I think the first building block for anything is having an identity that allows you to participate in a system. I want democratisation to have an effect on the underbanked or unbanked, and allow people to understand the value of the transaction they’re making. When we switch to a data-driven economy, rather than an asset-driven economy, that does mean that personal information has more value. It levels the playing field insofar as I don’t need to have assets to have value as a customer.

When we start looking at how we can shape data liquidity, how data can become an asset class itself which has its own value, that means people can generate data about themselves that gives them a type of liquidity. It’s a secondary market, it’s not a traditional asset class market. Everyone can generate their own inherent value, with their identity as the root of that.

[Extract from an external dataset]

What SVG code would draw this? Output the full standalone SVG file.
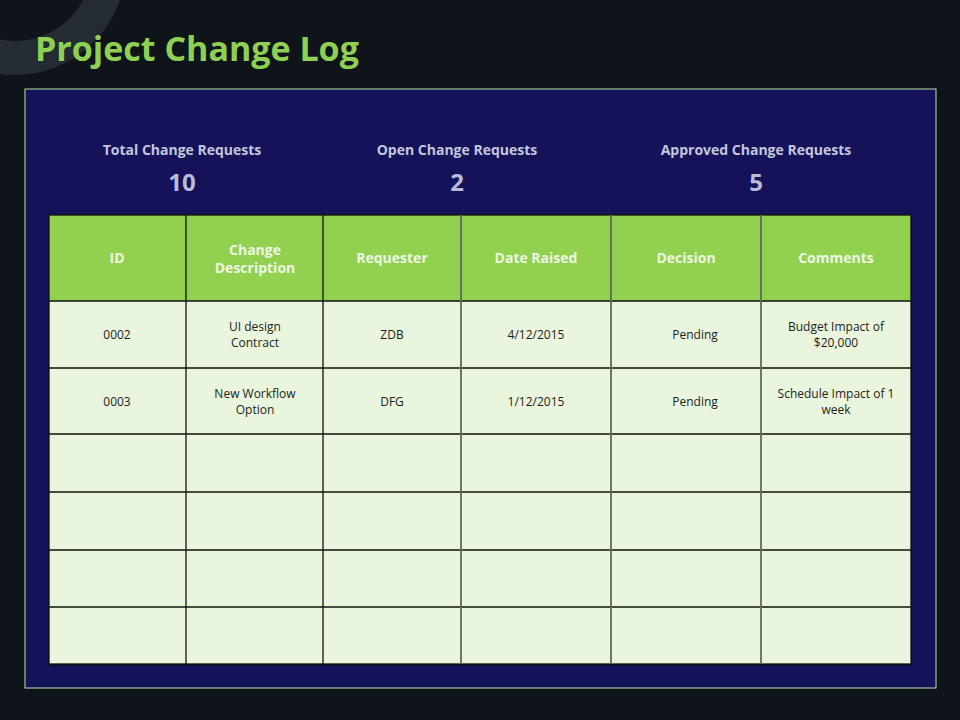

Creating a new market for liquidity that’s in data form rather than asset form means there’s a lower barrier of entry for any individual. They don’t need to have a savings account, they don’t even need to have a deposit account, their activities around the community create value. The ubiquity of smartphones and access to the internet now allows us to do that. But I don’t think we’ve cleared the barriers in the way of that yet. The old model is completely outmoded. Whereas, if a bank managed the permissions someone is granted to access your Facebook account and your personal data, that becomes more interesting.

What examples of this in action could you imagine?

A nice example would be booking an Uber. If your ride costs £20, but I share some information about what I’m doing at my destination – if I’m going shopping and what I’m buying, for example – I might get a discount on my ride because I’m willing to share that information.

Say, for example, you’re buying a specific pair of shoes for a partner or a child, from a specific destination, with a specific budget. For all those little bits of information, they start discounting the cost until eventually they’re paying me to ride with them because they now know how much I’ll actually be paying. Those sort of scenarios, where I share my contextual ‘why’, become valuable, and that starts to shift the dynamics.

What if I’m a bank and I can say, “I will manage those permissions and that information for you, and deliver it in a way that is secure and private, and I’ll continue to do this until you tell me to stop”. They can manage that so that you understand your market value is for that particular piece of information.